12/29/2011 09:04 EST | Updated 02/28/2012 05:12 EST

Wayward great grey owl calls southern Ontario home

A great grey owl, rarely seen south of Lake Superior, has been spotted in one of the southernmost communities in Canada.

The owl has been encountered in a grocery store parking lot in Kingsville, Ont., and on nearby rural Essex County roads.

Paul Pratt, a naturalist at the Ojibway Nature Centre, said this is the first time a great grey owl has been found in Essex County.

"Normally, if you want to see them you have to go up to Kenora district in [northern] Ontario or to Manitoba, northern Saskatchewan or out to the Rockies," said Pratt, who leads local owl walks. "They’re not a bird you’d expect find anywhere in southern Ontario."
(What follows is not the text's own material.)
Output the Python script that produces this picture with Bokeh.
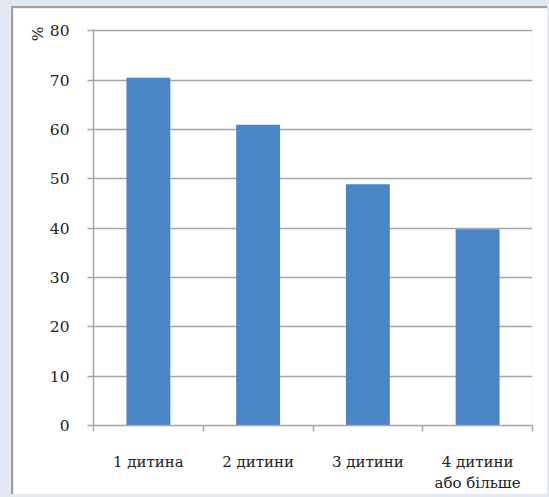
from bokeh.plotting import figure
from bokeh.models import Range1d, FixedTicker, Title
from bokeh.embed import file_html
from bokeh.resources import INLINE

categories = ["1 дитина", "2 дитини", "3 дитини", "4 дитини\nабо більше"]
values = [70.5, 61.0, 48.9, 39.8]
y_ticks = [0, 10, 20, 30, 40, 50, 60, 70, 80]
y_label = "%"

FONT = "DejaVu Serif"
GRID = "#a6a6a6"
BAR = "#4a85c6"
TXT = "#222222"

positions = list(range(len(categories)))

p = figure(width=536, height=488, output_backend="svg", toolbar_location=None,
           x_range=Range1d(-0.5, len(categories) - 0.5), y_range=Range1d(0, 80.3),
           min_border_left=80, min_border_right=17, min_border_top=21, min_border_bottom=71)
p.styles = {"border-left": "2px solid #a0a0a0", "border-top": "2px solid #a0a0a0",
            "margin-left": "11px", "margin-top": "6px"}
p.outline_line_color = None
p.background_fill_color = "white"
p.border_fill_color = "white"

p.vbar(x=positions, top=values, width=0.4, color=BAR, line_color=None)

p.xgrid.grid_line_color = None
p.ygrid.ticker = FixedTicker(ticks=y_ticks)
p.ygrid.grid_line_color = GRID
p.ygrid.grid_line_width = 1.5

ya = p.yaxis[0]
ya.ticker = FixedTicker(ticks=y_ticks)
ya.axis_line_color = GRID
ya.axis_line_width = 1.5
ya.major_tick_line_color = GRID
ya.major_tick_line_width = 1.5
ya.major_tick_out = 6
ya.major_tick_in = 0
ya.minor_tick_line_color = None
ya.major_label_standoff = 18
ya.major_label_text_font = FONT
ya.major_label_text_font_size = "15.5px"
ya.major_label_text_color = TXT

xa = p.xaxis[0]
xa.ticker = FixedTicker(ticks=positions, minor_ticks=[i - 0.5 for i in range(len(categories) + 1)])
xa.major_label_overrides = {i: c for i, c in enumerate(categories)}
xa.axis_line_color = GRID
xa.axis_line_width = 1.5
xa.major_tick_line_color = None
xa.major_tick_out = 0
xa.major_tick_in = 0
xa.minor_tick_line_color = GRID
xa.minor_tick_line_width = 1.5
xa.minor_tick_out = 6
xa.minor_tick_in = 0
xa.major_label_standoff = 21
xa.major_label_text_font = FONT
xa.major_label_text_font_size = "15px"
xa.major_label_text_color = TXT

p.add_layout(Title(text=y_label, align="right", text_font=FONT, text_font_size="15.5px",
                   text_font_style="normal", text_color=TXT, standoff=0, offset=-3), "left")

html = file_html(p, INLINE)
html = html.replace("</head>", "<style>html, body { background: #e3e9f0 !important; }</style></head>", 1)
open("out.html", "w").write(html)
Pratt said the owl has likely flown south in search of food and that its chances of survival in southern Ontario are slim because it's likely stressed, malnourished and hunting near busy roadways.

Chuck Geraedts watched the owl eat a squirrel on the shoulder of the road near the intersection of Division Road and Second Concession after his son tipped him off about the owl's presence.

"It didn’t take long for me to get out of the house with a camera," Geraedts said.

He described the owl as more than half a metre in height and "kind of docile."

"He didn’t mind if anybody was looking at him," said Geraedts, who got within 10 metres of the bird. "I’ve never seen one in real life. This is definitely a first for me. It was pretty impressive."

Pratt said the allure of any owl is its regal appearance.

"They’re very majestic looking birds," Pratt said. "They have an appearance of being above everything else."

Pratt said local bird watchers shouldn't have any difficulty spotting the owl. It's the largest species of owl in length and, unlike most owls, hunts all day long. He does, however, encourage people to give the bird some space.